Actually, it’s the guy with the peg leg who says, “Oh yeah? Well let me tell you how I got this!” That’s what makes it even funnier, because the guy who lost a leg think he can still top the story of the guy who lost his freakin’ head. :wink:

I had that one in my dorm room in college. I think the caption was something like “And it looks like Bob, our current champion, hasn’t even scored yet.”

My favorite is the one with a flock of penguins standing around like they often do when one shouts, “Bob! Staring Contest! Go!” Hell, if I had to walk 70 miles every time I was hungry I’d stand and stare a lot too.

Two demons in Hell, watching everybody toiling away - except for one guy who’s cheerfully whistling while he works. One demon says “You know, we’re just not getting through to that guy.”

Two of Larson’s famous lady cows, sitting in armchairs in a living room, with a phone ringing. One cow says “There that thing goes again - and here we sit without opposable thumbs!”

Beware of Doug.

Dog on a bulldozer, scooping away a flower bed. Caption: Ginger decides to take out Mrs. So and so’s flower bed once and for all.

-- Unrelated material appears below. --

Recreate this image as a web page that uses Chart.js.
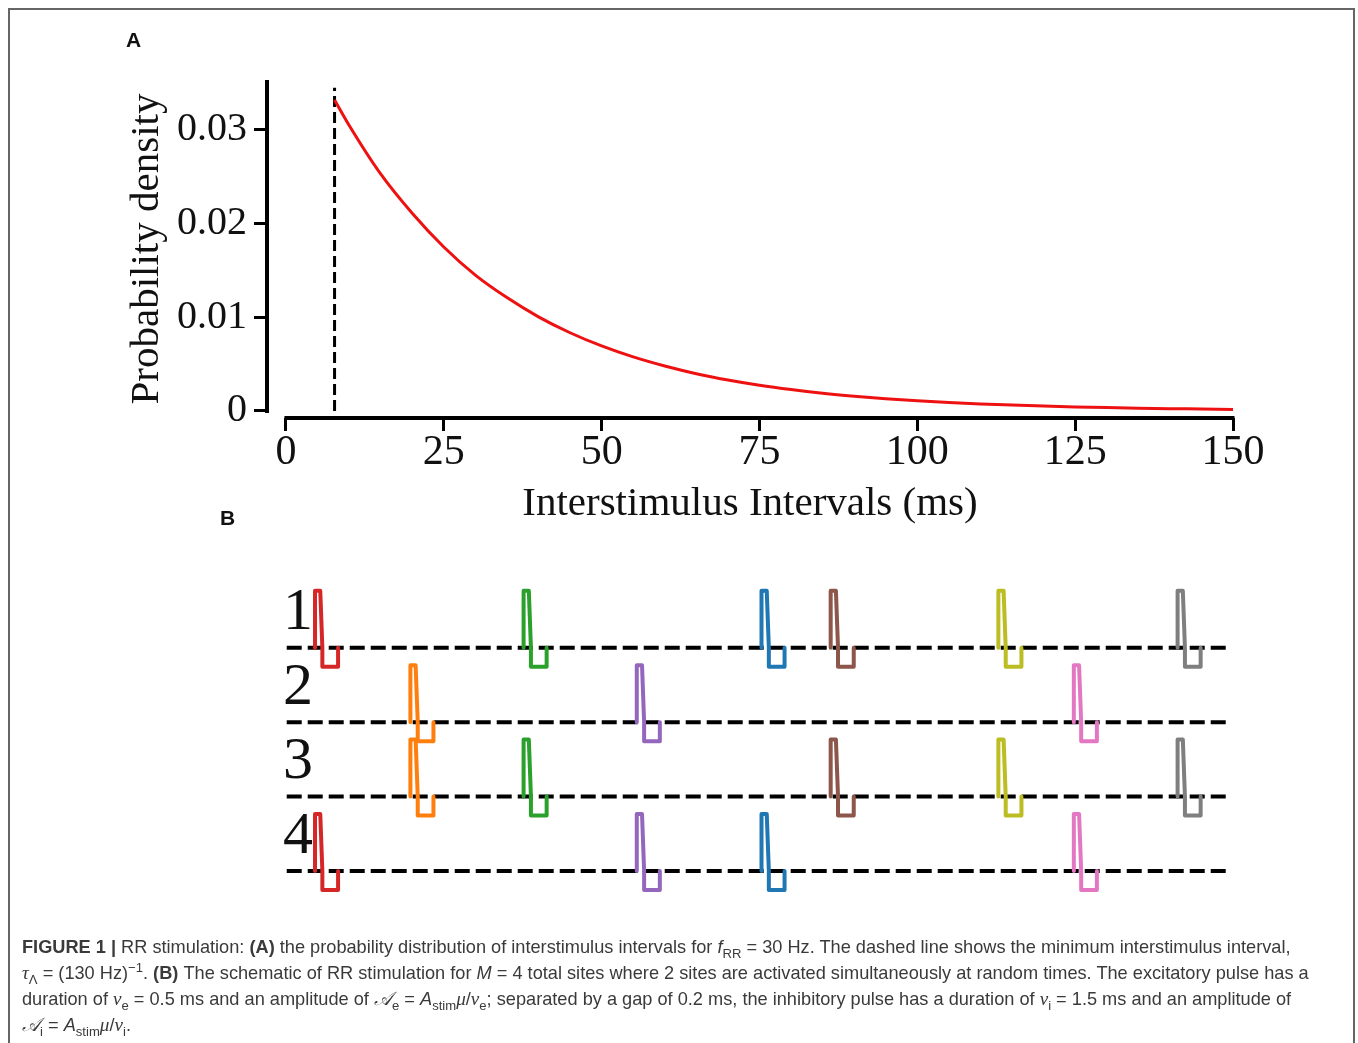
<!DOCTYPE html>
<html lang="en">
<head>
<meta charset="UTF-8">
<title>RR stimulation</title>
<script src="https://cdn.jsdelivr.net/npm/chart.js@4.4.1/dist/chart.umd.min.js"></script>
<style>
  body { margin: 0; width: 1358px; height: 1043px; overflow: hidden; position: relative; background: #fff;
         font-family: "Liberation Sans", Arial, sans-serif; }
  .frame { position: absolute; left: 8px; top: 8px; width: 1347px; height: 1100px; box-sizing: border-box;
           border: 2px solid #666; border-bottom: none; }
  .wrap { position: absolute; left: 0; width: 1358px; }
  .panel { position: absolute; font-weight: bold; font-size: 21px; color: #111; z-index: 2; }
  .caption { position: absolute; left: 22px; top: 935px; font-size: 18.2px; line-height: 25px; color: #3a3a3a;
             white-space: nowrap; }
  .caption sub, .caption sup { font-size: 0.72em; line-height: 0; }
  .m { font-family: "Liberation Serif", serif; font-style: italic; font-size: 1.05em; }
</style>
</head>
<body>
<div class="frame"></div>

<div class="wrap" style="top:0; height:560px;"><canvas id="isiChart"></canvas></div>
<div class="wrap" style="top:532px; height:416px;"><canvas id="rrChart"></canvas></div>

<div class="panel" style="left:126px; top:28px;">A</div>
<div class="panel" style="left:220px; top:506px;">B</div>

<div class="caption">
  <b>FIGURE 1 |</b> RR stimulation: <b>(A)</b> the probability distribution of interstimulus intervals for <i>f</i><sub>RR</sub> = 30 Hz. The dashed line shows the minimum interstimulus interval,<br>
  <span class="m">τ</span><sub>Λ</sub> = (130 Hz)<sup>−1</sup>. <b>(B)</b> The schematic of RR stimulation for <i>M</i> = 4 total sites where 2 sites are activated simultaneously at random times. The excitatory pulse has a<br>
  duration of <span class="m">ν</span><sub>e</sub> = 0.5 ms and an amplitude of <span class="m">𝒜</span><sub>e</sub> = <i>A</i><sub>stim</sub><span class="m">μ</span>/<span class="m">ν</span><sub>e</sub>; separated by a gap of 0.2 ms, the inhibitory pulse has a duration of <span class="m">ν</span><sub>i</sub> = 1.5 ms and an amplitude of<br>
  <span class="m">𝒜</span><sub>i</sub> = <i>A</i><sub>stim</sub><span class="m">μ</span>/<span class="m">ν</span><sub>i</sub>.
</div>

<script>
// ---- panel A: interstimulus interval density ----
const isiMs = [7.7, 10, 15, 20, 25, 30, 35, 40, 45, 50, 55, 60, 65, 70, 75, 80, 85, 90, 95, 100,
               105, 110, 115, 120, 125, 130, 135, 140, 145, 150];
const density = [0.0332, 0.0305, 0.0253, 0.0211, 0.0175, 0.0145, 0.0121, 0.01005, 0.00835, 0.00694,
                 0.00577, 0.00480, 0.00398, 0.00331, 0.00275, 0.00229, 0.00190, 0.00158, 0.00131, 0.00109,
                 0.00091, 0.00075, 0.00063, 0.00052, 0.00043, 0.00036, 0.00030, 0.00025, 0.00021, 0.00017];
const minIsi = 7.7;           // (130 Hz)^-1 in ms
const minIsiTop = 0.0345;
const xTicksA = [0, 25, 50, 75, 100, 125, 150];
const yTicksA = [0, 0.01, 0.02, 0.03];

// ---- panel B: pulse schematic ----
const rowLabels = ['1', '2', '3', '4'];
const rowBase = [3.915, 2.61, 1.305, 0];
const eventTimes = [2.7, 11.8, 22.6, 33.4, 45.3, 51.9, 67.9, 75.1, 85.0];
const eventSites = [[1, 4], [2, 3], [1, 3], [2, 4], [1, 4], [1, 3], [1, 3], [2, 4], [1, 3]];
const eventColors = ['#d62728', '#ff7f0e', '#2ca02c', '#9467bd', '#1f77b4', '#8c564b', '#bcbd22', '#e377c2', '#7f7f7f'];
const pulseT = [0, 0, 0.5, 0.7, 0.7, 2.2, 2.2];
const pulseA = [0, 1, 1, 0, -1 / 3, -1 / 3, 0];
const baseEnd = 90;

const serif = '"Liberation Serif", "Times New Roman", serif';

// matplotlib-like offset spines
const spines = {
  id: 'spines',
  afterDatasetsDraw(chart) {
    const {ctx, chartArea, scales: {x, y}} = chart;
    ctx.save();
    ctx.strokeStyle = '#000';
    ctx.lineWidth = 4;
    ctx.beginPath();
    ctx.moveTo(chartArea.left, y.getPixelForValue(0) + 2);
    ctx.lineTo(chartArea.left, chartArea.top);
    ctx.moveTo(x.getPixelForValue(0) - 1.5, chartArea.bottom);
    ctx.lineTo(x.getPixelForValue(150) + 1.5, chartArea.bottom);
    ctx.stroke();
    ctx.restore();
  }
};

new Chart(document.getElementById('isiChart'), {
  type: 'line',
  data: {
    datasets: [
      {
        data: isiMs.map((t, i) => ({x: t, y: density[i]})),
        borderColor: '#ee1111', borderWidth: 3, pointRadius: 0, cubicInterpolationMode: 'monotone'
      },
      {
        data: [{x: minIsi, y: 0}, {x: minIsi, y: minIsiTop}],
        borderColor: '#000', borderWidth: 3, borderDash: [11, 5], pointRadius: 0
      }
    ]
  },
  options: {
    responsive: true, maintainAspectRatio: false, animation: false,
    layout: {padding: {left: 0, top: 80, right: 125, bottom: 12}},
    plugins: {legend: {display: false}, tooltip: {enabled: false}},
    scales: {
      x: {
        type: 'linear', min: -3, max: 150,
        afterBuildTicks: s => { s.ticks = xTicksA.map(v => ({value: v})); },
        afterFit: s => { s.height = 130; },
        grid: {drawOnChartArea: false, tickLength: 13, tickWidth: 3, tickColor: '#000'},
        border: {display: false},
        ticks: {color: '#111', padding: 1, font: {family: serif, size: 42, lineHeight: 1}},
        title: {display: true, text: 'Interstimulus Intervals (ms)', color: '#111',
                font: {family: serif, size: 41}, padding: {bottom: 19}}
      },
      y: {
        min: -0.00075, max: 0.03533,
        afterBuildTicks: s => { s.ticks = yTicksA.map(v => ({value: v})); },
        afterFit: s => { s.width = 267; },
        grid: {drawOnChartArea: false, tickLength: 13, tickWidth: 3, tickColor: '#000'},
        border: {display: false},
        ticks: {color: '#111', padding: 7, font: {family: serif, size: 40},
                callback: v => v === 0 ? '0' : v.toFixed(2)},
        title: {display: true, text: 'Probability density', color: '#111',
                font: {family: serif, size: 41}, padding: {top: 123}}
      }
    }
  },
  plugins: [spines]
});

// ---- panel B datasets ----
const bSets = [];
eventTimes.forEach((t0, k) => {
  eventSites[k].forEach(site => {
    bSets.push({
      data: pulseT.map((dt, i) => ({x: t0 + dt, y: rowBase[site - 1] + pulseA[i]})),
      borderColor: eventColors[k], borderWidth: 4, pointRadius: 0,
      borderJoinStyle: 'round', borderCapStyle: 'round', order: 1
    });
  });
});
rowBase.forEach(b => {
  bSets.push({
    data: [{x: 0, y: b}, {x: baseEnd, y: b}],
    borderColor: '#000', borderWidth: 4, borderDash: [15, 6], pointRadius: 0, order: 2
  });
});

new Chart(document.getElementById('rrChart'), {
  type: 'line',
  data: {datasets: bSets},
  options: {
    responsive: true, maintainAspectRatio: false, animation: false,
    layout: {padding: {left: 0, top: 0, right: 128, bottom: 0}},
    plugins: {legend: {display: false}, tooltip: {enabled: false}},
    scales: {
      x: {type: 'linear', min: -1.5, max: baseEnd, display: false},
      y: {
        min: -0.509, max: 5.105,
        afterBuildTicks: s => { s.ticks = rowBase.map(b => ({value: b + 0.6})); },
        afterFit: s => { s.width = 271; },
        grid: {display: false},
        border: {display: false},
        ticks: {mirror: true, padding: 12, autoSkip: false, color: '#111',
                font: {family: serif, size: 60},
                callback: (v, i) => rowLabels[i]}
      }
    }
  }
});
</script>
</body>
</html>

Huge lizard in a trenchcoat, taking off his human face mask, talking to a woman in her living room: “I’m sorry Edna - I’m not a TV repairman who just stumbled into your life. I’m a Kimodo Dragon, largest member of the lizard family, and a filthy liar!”

Bobbing for sheep.

An airplane going down, with flames and the people in panic running around inside the plane and a poodle at the controls:

“In the midst of all the chaos, Fifi takes control.”

Something like that…

Several of my favorites:

Two mosquitos feeding on a human limb. One is ballooning rapidly, with a panicked look on its face, and the other is yelling, “Betty! Pull out! You’ve hit an artery!”

A solitary caveman standing on a hill, holding an empty bow. Trees, rocks, woolly mammoths, sabretooth tigers, and all manner of things are flying past him through the air. The caption reads: “The first cruise arrow is tested.”

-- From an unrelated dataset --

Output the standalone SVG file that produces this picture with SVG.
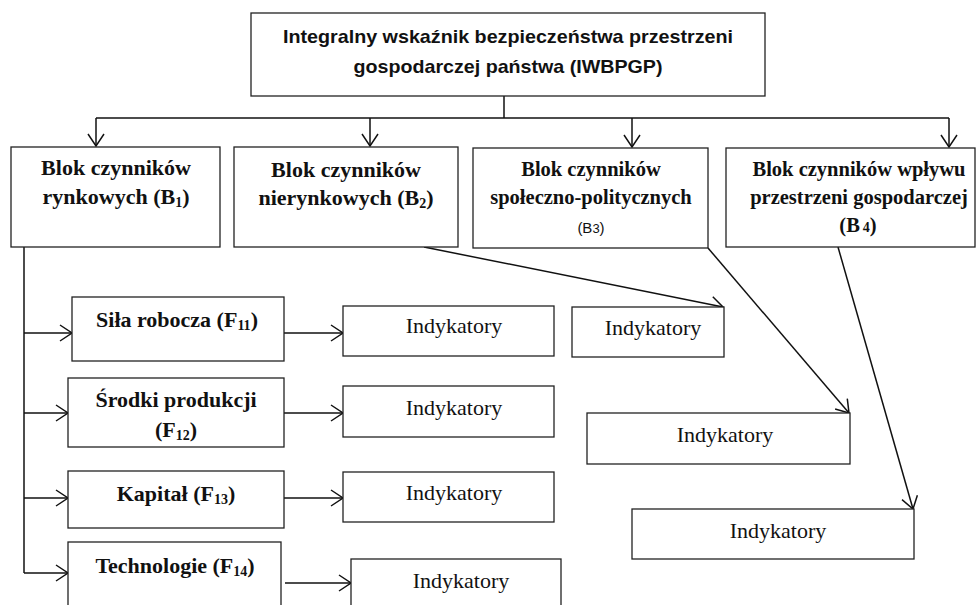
<svg xmlns="http://www.w3.org/2000/svg" width="976" height="605" viewBox="0 0 976 605">
<defs>
<style>
.box{fill:#fff;stroke:#222;stroke-width:1.3}
.ln{fill:none;stroke:#111;stroke-width:1.5}
.arr{fill:none;stroke:#111;stroke-width:1.5;marker-end:url(#ah)}
.tb{font-family:"Liberation Serif","Times New Roman","DejaVu Serif",serif;font-weight:bold;font-size:22px;fill:#111;text-anchor:middle}
.tb3{font-family:"Liberation Serif","Times New Roman","DejaVu Serif",serif;font-weight:bold;font-size:20.5px;fill:#111;text-anchor:middle}
.tr{font-family:"Liberation Serif","Times New Roman","DejaVu Serif",serif;font-weight:normal;font-size:22px;fill:#111;text-anchor:middle}
.ts{font-family:"Liberation Sans",Arial,sans-serif;font-weight:bold;font-size:19px;fill:#111;text-anchor:middle}
.sub{font-size:14px}
</style>
<marker id="ah" viewBox="0 0 14 18" refX="13" refY="9" markerWidth="14" markerHeight="18" markerUnits="userSpaceOnUse" orient="auto">
<path d="M1,1 L13,9 L1,17" fill="none" stroke="#111" stroke-width="1.5"/>
</marker>
</defs>
<rect width="976" height="605" fill="#fff"/>

<g id="connectors">
<line class="ln" x1="504" y1="96" x2="504" y2="118"/>
<line class="ln" x1="96" y1="118" x2="949" y2="118"/>
<line class="arr" x1="96" y1="118" x2="96" y2="146"/>
<line class="arr" x1="370" y1="118" x2="370" y2="146"/>
<line class="arr" x1="632" y1="118" x2="632" y2="147"/>
<line class="arr" x1="949" y1="118" x2="949" y2="147"/>
<line class="ln" x1="24" y1="247" x2="24" y2="573"/>
<line class="arr" x1="24" y1="333" x2="72" y2="333"/>
<line class="arr" x1="24" y1="413" x2="68" y2="413"/>
<line class="arr" x1="24" y1="498" x2="68" y2="498"/>
<line class="arr" x1="24" y1="573" x2="68" y2="573"/>
<line class="arr" x1="284" y1="333" x2="343" y2="333"/>
<line class="arr" x1="284" y1="413" x2="343" y2="413"/>
<line class="arr" x1="284" y1="498" x2="343" y2="498"/>
<line class="arr" x1="285" y1="583" x2="351" y2="583"/>
<line class="arr" x1="424" y1="247" x2="723" y2="307"/>
<line class="arr" x1="708" y1="248" x2="849" y2="413"/>
<line class="arr" x1="838" y1="247" x2="913" y2="509"/>
</g>

<g id="top">
<rect class="box" x="251" y="13" width="514" height="83"/>
<text class="ts" x="508" y="43" textLength="450" lengthAdjust="spacingAndGlyphs">Integralny wskaźnik bezpieczeństwa przestrzeni</text>
<text class="ts" x="508" y="73" textLength="309" lengthAdjust="spacingAndGlyphs">gospodarczej państwa (IWBPGP)</text>
</g>

<g id="b1">
<rect class="box" x="11" y="147" width="209" height="100"/>
<text class="tb" x="116" y="175">Blok czynników</text>
<text class="tb" x="116" y="204">rynkowych (B<tspan class="sub" dy="3">1</tspan><tspan dy="-3">)</tspan></text>
</g>

<g id="b2">
<rect class="box" x="234" y="147" width="224" height="100"/>
<text class="tb" x="346" y="177">Blok czynników</text>
<text class="tb" x="346" y="205">nierynkowych (B<tspan class="sub" dy="3">2</tspan><tspan dy="-3">)</tspan></text>
</g>

<g id="b3">
<rect class="box" x="473" y="148" width="235" height="100"/>
<text class="tb3" x="591" y="176">Blok czynników</text>
<text class="tb3" x="591" y="204">społeczno-politycznych</text>
<text x="591" y="233" style="font-family:'Liberation Sans',Arial,sans-serif;font-size:15px;fill:#111;text-anchor:middle">(B<tspan font-size="13">3</tspan>)</text>
</g>

<g id="b4">
<rect class="box" x="726" y="148" width="249" height="99"/>
<text class="tb3" x="859" y="176">Blok czynników wpływu</text>
<text class="tb3" x="859" y="204">przestrzeni gospodarczej</text>
<text class="tb3" x="858" y="232">(B<tspan class="sub" dx="3">4</tspan>)</text>
</g>

<g id="f11">
<rect class="box" x="72" y="297" width="212" height="64"/>
<text class="tb" x="177" y="327">Siła robocza (F<tspan class="sub" dy="3">11</tspan><tspan dy="-3">)</tspan></text>
</g>
<g id="f12">
<rect class="box" x="68" y="378" width="216" height="69"/>
<text class="tb" x="176" y="407">Środki produkcji</text>
<text class="tb" x="176" y="437">(F<tspan class="sub" dy="3">12</tspan><tspan dy="-3">)</tspan></text>
</g>
<g id="f13">
<rect class="box" x="68" y="471" width="216" height="57"/>
<text class="tb" x="176" y="501">Kapitał (F<tspan class="sub" dy="3">13</tspan><tspan dy="-3">)</tspan></text>
</g>
<g id="f14">
<rect class="box" x="68" y="542" width="213" height="70"/>
<text class="tb" x="175" y="573">Technologie (F<tspan class="sub" dy="3">14</tspan><tspan dy="-3">)</tspan></text>
</g>

<g id="i11">
<rect class="box" x="343" y="306" width="211" height="50"/>
<text class="tr" x="454" y="333">Indykatory</text>
</g>
<g id="i12">
<rect class="box" x="343" y="386" width="211" height="51"/>
<text class="tr" x="454" y="415">Indykatory</text>
</g>
<g id="i13">
<rect class="box" x="343" y="472" width="211" height="50"/>
<text class="tr" x="454" y="500">Indykatory</text>
</g>
<g id="i14">
<rect class="box" x="351" y="559" width="210" height="60"/>
<text class="tr" x="461" y="588">Indykatory</text>
</g>

<g id="i2">
<rect class="box" x="572" y="307" width="152" height="50"/>
<text class="tr" x="653" y="335">Indykatory</text>
</g>
<g id="i3">
<rect class="box" x="587" y="413" width="263" height="51"/>
<text class="tr" x="725" y="442">Indykatory</text>
</g>
<g id="i4">
<rect class="box" x="632" y="509" width="282" height="50"/>
<text class="tr" x="778" y="538">Indykatory</text>
</g>
</svg>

Two jungle explorers are sitting at their campsite, putting their hiking boots on. One explorer turns one of the boots upside down, and a cascade of scorpions, spiders, millepedes, snakes and other hideous insects comes pouring out. The other explorer watches, his lumpy, swollen, rippling boots already on, looking as if they are about to burst. The caption reads: “With growing horror, Joe realizes he forgot to check his boots.”

I can’t remember it exactly, but a young boy runs into his house, crying. Under his arm he hold a sketch pad. His family stands around, and they all have seriously deranged faces. The caption reads “A young Pablo Picasso fails art class again.”

The viking boat being rowed by all the burly vikings… and one viking trailing his feet in the water off the back of the boat.